Subject: Re: Host access philosophy (Was: restricting NFS (and associated services) to one IP address)
To: Steven M. Bellovin <smb@cs.columbia.edu>
From: Thor Lancelot Simon <tls@rek.tjls.com>
List: tech-net
Date: 10/09/2006 20:53:44
On Mon, Oct 09, 2006 at 08:37:44PM -0400, Steven M. Bellovin wrote:
> 
> The first is to incorporate access control semantics into rpcbind.  It's
> not a horrible solution, in that it provides some protection against
> attackers who first query rpcbind to find out what port numbers to
> attack.

I've already said something analogous in private email, but I'll share
it, I suppose, with the list.

I do not think that "access control" semantics in particular applications
are quite what is wanted, here, if you mean "access control by address of
requesting party" which is what most people, I think, would assume you
mean.

What you want, as far as I can tell, is access control at the granularity
merely of "reachability from directly-connected network N".  Assuring that
unauthorized parties have no connectivity to N is a problem you're willing
to place out of scope for your present effort.  Firewalls (including
IP-layer filtering on the local host) can give you this, but configuring
them for protocols that use dynamic port addressing can be a real nuisance.

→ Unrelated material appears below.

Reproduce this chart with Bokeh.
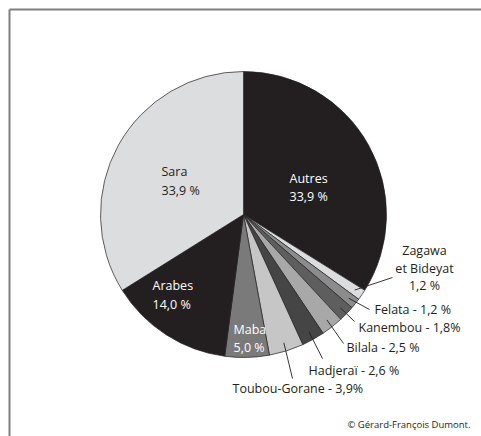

I suggest that the right solution is to make it easier for applications,
themselves, to accept packets delivered only to a specific IP address, and
then to assure that  your host does not route.  At present, our stack
allows an application, per-socket, to ask for packets whose destination is
"this address" or "all addresses", but not "this set of addresses".  Worse,
it is quite difficult to even find out which values of "this address" might
be valid on the local host.  The consequence is that most application code
(including the in-kernel NFS server) binds "all addresses".

I think that if we provided sane primitives for discovering the set of
valid destination addresses for a host, and binding a socket so that it
would receive packets on _some addresses_ (not one, and not all) it would
be easy to add the kind of access control you seem to want (and which a
lot of other people would probably like as well) to our applications.

In this case, we would add it to mountd, rpcbind, and the in-kernel NFS
server.  It would be a nice example of the interface, actually.